» Work instructions: Repeat verbatim only the lines from the one with "Generate a Python" through the one with "annotations = []", both ends kept. Pictures stay out.

» Records supplied:
----

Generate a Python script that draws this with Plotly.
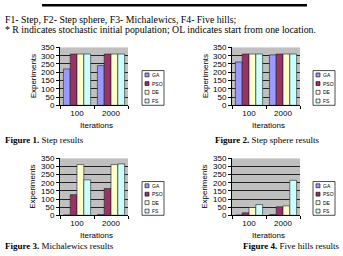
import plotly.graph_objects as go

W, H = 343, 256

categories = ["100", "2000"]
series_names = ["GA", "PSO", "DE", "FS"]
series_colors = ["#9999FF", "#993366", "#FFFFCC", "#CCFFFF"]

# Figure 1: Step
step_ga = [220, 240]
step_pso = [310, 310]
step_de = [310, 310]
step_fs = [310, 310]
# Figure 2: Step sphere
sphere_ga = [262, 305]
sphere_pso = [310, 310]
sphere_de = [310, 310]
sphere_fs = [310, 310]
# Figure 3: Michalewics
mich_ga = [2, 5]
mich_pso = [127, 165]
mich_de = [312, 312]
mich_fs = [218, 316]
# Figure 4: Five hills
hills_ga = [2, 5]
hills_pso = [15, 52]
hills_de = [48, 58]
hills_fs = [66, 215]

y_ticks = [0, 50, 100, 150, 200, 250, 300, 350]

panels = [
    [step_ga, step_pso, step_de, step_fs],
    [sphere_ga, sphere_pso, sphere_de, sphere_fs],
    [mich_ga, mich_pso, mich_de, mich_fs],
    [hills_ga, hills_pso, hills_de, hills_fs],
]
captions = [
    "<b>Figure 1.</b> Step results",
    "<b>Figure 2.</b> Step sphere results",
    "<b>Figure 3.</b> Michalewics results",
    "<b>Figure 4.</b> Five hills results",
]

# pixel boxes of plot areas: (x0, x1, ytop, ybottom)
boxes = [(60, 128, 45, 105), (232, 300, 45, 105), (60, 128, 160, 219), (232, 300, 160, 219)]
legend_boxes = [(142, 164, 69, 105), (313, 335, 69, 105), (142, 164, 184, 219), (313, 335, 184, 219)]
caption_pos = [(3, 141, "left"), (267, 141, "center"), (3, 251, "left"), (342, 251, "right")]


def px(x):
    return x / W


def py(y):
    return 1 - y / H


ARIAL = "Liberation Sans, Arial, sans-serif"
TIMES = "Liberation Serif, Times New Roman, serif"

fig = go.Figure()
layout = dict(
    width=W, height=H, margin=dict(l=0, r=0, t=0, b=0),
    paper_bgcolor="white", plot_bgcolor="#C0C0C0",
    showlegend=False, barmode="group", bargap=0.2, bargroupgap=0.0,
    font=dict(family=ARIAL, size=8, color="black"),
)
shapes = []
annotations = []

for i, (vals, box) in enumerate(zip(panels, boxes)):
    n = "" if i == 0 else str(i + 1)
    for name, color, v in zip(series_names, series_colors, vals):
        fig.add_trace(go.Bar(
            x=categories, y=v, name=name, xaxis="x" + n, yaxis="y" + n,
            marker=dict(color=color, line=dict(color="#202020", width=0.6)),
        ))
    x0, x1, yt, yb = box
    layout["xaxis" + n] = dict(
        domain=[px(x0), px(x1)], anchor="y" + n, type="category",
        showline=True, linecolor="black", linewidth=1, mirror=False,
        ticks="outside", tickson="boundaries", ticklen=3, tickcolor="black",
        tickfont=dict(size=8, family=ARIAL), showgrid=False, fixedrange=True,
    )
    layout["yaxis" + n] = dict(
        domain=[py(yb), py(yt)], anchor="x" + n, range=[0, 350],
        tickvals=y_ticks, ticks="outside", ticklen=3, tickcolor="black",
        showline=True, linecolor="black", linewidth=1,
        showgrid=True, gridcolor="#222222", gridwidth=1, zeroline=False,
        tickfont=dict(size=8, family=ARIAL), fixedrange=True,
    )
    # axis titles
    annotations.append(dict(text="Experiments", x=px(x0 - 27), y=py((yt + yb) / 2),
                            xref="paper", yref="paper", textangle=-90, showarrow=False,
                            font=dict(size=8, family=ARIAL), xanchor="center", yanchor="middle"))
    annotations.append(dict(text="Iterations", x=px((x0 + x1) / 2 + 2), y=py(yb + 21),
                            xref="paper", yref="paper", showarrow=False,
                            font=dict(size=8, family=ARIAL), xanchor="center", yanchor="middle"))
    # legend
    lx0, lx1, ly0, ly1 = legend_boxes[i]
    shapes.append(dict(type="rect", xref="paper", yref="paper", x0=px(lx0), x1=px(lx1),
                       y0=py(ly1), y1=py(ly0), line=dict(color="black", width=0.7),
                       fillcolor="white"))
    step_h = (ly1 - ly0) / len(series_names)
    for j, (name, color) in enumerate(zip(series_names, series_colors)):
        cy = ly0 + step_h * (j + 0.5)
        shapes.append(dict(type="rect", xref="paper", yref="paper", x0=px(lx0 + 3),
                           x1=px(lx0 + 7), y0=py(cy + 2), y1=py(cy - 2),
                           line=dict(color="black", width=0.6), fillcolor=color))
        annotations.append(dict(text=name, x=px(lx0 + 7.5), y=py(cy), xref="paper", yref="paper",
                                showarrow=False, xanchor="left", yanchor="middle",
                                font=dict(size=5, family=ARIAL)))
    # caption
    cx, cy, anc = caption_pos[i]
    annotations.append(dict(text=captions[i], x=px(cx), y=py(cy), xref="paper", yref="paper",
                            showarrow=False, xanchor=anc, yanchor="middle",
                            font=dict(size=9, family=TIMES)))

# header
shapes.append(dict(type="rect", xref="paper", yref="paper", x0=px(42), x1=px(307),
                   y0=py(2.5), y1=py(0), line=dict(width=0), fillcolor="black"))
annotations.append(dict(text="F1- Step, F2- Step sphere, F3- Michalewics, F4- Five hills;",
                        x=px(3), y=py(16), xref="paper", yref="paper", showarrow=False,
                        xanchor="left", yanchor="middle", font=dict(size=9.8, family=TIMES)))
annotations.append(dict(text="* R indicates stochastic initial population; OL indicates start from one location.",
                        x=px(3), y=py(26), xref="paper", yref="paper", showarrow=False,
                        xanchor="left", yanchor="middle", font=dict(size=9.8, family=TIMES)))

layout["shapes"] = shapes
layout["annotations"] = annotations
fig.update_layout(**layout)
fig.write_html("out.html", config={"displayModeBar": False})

----

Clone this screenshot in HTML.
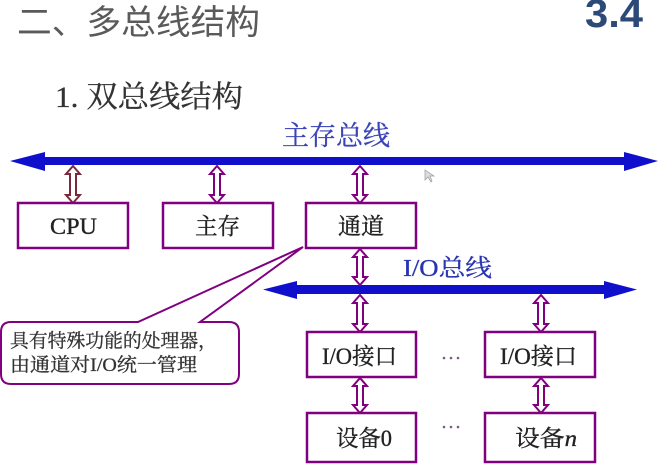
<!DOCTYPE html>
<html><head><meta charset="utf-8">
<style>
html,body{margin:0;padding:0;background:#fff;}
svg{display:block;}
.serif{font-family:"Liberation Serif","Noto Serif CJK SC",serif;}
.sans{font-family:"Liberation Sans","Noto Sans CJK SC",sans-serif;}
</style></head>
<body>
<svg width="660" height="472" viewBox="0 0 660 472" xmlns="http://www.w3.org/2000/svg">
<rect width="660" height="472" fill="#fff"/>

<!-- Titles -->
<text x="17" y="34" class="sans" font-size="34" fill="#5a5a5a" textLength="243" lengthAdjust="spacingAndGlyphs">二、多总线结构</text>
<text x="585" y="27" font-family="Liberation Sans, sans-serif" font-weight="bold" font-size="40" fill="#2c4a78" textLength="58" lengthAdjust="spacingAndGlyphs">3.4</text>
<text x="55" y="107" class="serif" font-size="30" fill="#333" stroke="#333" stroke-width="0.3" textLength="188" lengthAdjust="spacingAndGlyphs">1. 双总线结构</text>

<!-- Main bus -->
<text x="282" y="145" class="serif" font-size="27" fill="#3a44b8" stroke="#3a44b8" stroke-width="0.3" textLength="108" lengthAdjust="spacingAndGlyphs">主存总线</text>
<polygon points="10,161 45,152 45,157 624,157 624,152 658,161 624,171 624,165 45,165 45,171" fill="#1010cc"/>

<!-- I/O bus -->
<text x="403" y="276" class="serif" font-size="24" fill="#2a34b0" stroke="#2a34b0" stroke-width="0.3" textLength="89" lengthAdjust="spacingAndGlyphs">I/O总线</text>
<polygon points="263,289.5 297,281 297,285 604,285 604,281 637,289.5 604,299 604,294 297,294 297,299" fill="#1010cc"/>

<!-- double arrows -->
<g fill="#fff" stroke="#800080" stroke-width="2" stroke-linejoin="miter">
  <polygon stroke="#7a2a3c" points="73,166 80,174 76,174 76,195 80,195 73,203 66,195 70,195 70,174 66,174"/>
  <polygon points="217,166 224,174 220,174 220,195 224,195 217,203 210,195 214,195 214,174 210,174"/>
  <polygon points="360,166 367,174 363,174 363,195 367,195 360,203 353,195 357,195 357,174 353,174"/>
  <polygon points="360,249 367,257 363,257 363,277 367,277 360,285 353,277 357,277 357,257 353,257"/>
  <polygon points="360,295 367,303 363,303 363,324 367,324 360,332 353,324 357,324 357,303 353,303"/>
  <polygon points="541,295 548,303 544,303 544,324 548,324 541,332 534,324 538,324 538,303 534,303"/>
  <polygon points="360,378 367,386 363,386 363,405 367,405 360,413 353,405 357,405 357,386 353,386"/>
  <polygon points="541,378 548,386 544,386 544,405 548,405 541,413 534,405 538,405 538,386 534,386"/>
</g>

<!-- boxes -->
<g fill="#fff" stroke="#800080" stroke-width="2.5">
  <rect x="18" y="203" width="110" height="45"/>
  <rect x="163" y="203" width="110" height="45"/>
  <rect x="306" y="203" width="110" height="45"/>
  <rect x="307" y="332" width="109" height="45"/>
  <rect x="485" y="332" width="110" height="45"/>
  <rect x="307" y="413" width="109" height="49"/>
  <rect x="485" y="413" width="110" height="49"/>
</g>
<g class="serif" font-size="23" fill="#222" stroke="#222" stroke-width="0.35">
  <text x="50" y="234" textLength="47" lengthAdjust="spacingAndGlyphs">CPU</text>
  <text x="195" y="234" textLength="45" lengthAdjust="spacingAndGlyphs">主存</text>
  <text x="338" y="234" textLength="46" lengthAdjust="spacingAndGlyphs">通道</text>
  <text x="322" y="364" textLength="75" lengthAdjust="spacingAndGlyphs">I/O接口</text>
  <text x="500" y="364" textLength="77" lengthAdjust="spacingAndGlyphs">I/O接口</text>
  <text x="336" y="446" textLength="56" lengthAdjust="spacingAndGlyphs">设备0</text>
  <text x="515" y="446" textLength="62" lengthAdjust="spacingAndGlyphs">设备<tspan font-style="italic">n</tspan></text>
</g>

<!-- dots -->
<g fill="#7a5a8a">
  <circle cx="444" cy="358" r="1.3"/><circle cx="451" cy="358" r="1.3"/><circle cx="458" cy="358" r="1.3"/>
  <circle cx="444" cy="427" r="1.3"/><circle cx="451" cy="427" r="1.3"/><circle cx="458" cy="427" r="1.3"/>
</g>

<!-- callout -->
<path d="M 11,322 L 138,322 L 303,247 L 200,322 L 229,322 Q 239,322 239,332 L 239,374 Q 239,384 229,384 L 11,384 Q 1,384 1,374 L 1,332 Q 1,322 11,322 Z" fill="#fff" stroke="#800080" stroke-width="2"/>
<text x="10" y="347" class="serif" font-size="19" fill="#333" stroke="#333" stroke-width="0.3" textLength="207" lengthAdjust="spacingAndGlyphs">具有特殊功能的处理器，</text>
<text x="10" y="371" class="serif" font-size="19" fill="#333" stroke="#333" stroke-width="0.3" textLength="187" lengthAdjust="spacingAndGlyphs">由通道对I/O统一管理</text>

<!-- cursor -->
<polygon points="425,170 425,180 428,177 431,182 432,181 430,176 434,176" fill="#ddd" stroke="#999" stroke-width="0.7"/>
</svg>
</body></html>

----

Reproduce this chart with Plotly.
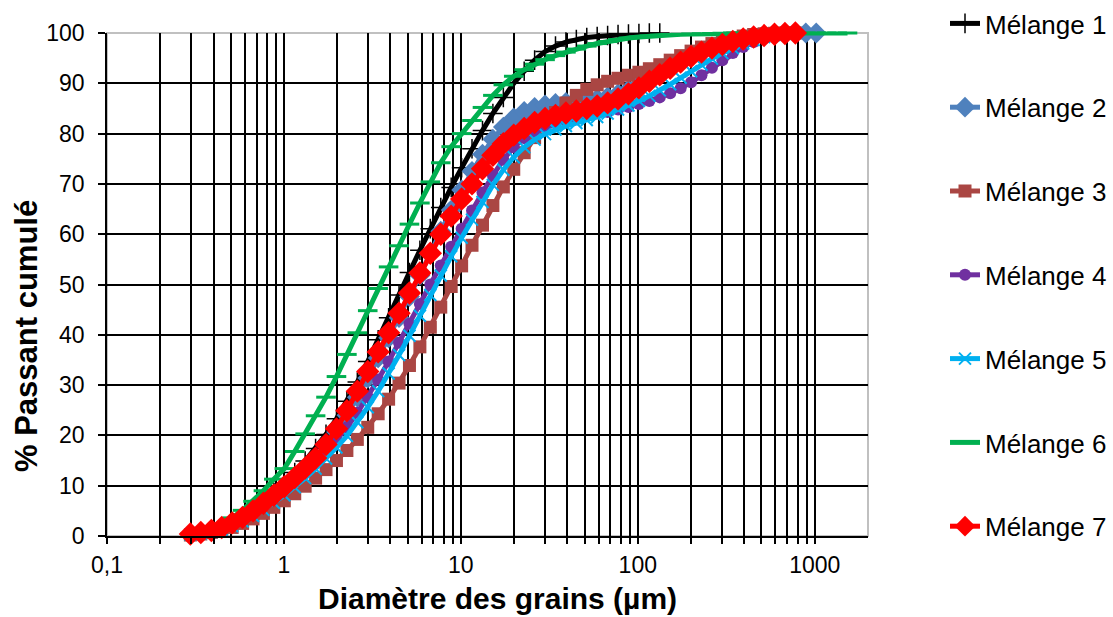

----

» Finished answer:
Generate a Python script that draws this with Plotly.
import plotly.graph_objects as go

W, H = 343, 256

categories = ["100", "2000"]
series_names = ["GA", "PSO", "DE", "FS"]
series_colors = ["#9999FF", "#993366", "#FFFFCC", "#CCFFFF"]

# Figure 1: Step
step_ga = [220, 240]
step_pso = [310, 310]
step_de = [310, 310]
step_fs = [310, 310]
# Figure 2: Step sphere
sphere_ga = [262, 305]
sphere_pso = [310, 310]
sphere_de = [310, 310]
sphere_fs = [310, 310]
# Figure 3: Michalewics
mich_ga = [2, 5]
mich_pso = [127, 165]
mich_de = [312, 312]
mich_fs = [218, 316]
# Figure 4: Five hills
hills_ga = [2, 5]
hills_pso = [15, 52]
hills_de = [48, 58]
hills_fs = [66, 215]

y_ticks = [0, 50, 100, 150, 200, 250, 300, 350]

panels = [
    [step_ga, step_pso, step_de, step_fs],
    [sphere_ga, sphere_pso, sphere_de, sphere_fs],
    [mich_ga, mich_pso, mich_de, mich_fs],
    [hills_ga, hills_pso, hills_de, hills_fs],
]
captions = [
    "<b>Figure 1.</b> Step results",
    "<b>Figure 2.</b> Step sphere results",
    "<b>Figure 3.</b> Michalewics results",
    "<b>Figure 4.</b> Five hills results",
]

# pixel boxes of plot areas: (x0, x1, ytop, ybottom)
boxes = [(60, 128, 45, 105), (232, 300, 45, 105), (60, 128, 160, 219), (232, 300, 160, 219)]
legend_boxes = [(142, 164, 69, 105), (313, 335, 69, 105), (142, 164, 184, 219), (313, 335, 184, 219)]
caption_pos = [(3, 141, "left"), (267, 141, "center"), (3, 251, "left"), (342, 251, "right")]


def px(x):
    return x / W


def py(y):
    return 1 - y / H


ARIAL = "Liberation Sans, Arial, sans-serif"
TIMES = "Liberation Serif, Times New Roman, serif"

fig = go.Figure()
layout = dict(
    width=W, height=H, margin=dict(l=0, r=0, t=0, b=0),
    paper_bgcolor="white", plot_bgcolor="#C0C0C0",
    showlegend=False, barmode="group", bargap=0.2, bargroupgap=0.0,
    font=dict(family=ARIAL, size=8, color="black"),
)
shapes = []
annotations = []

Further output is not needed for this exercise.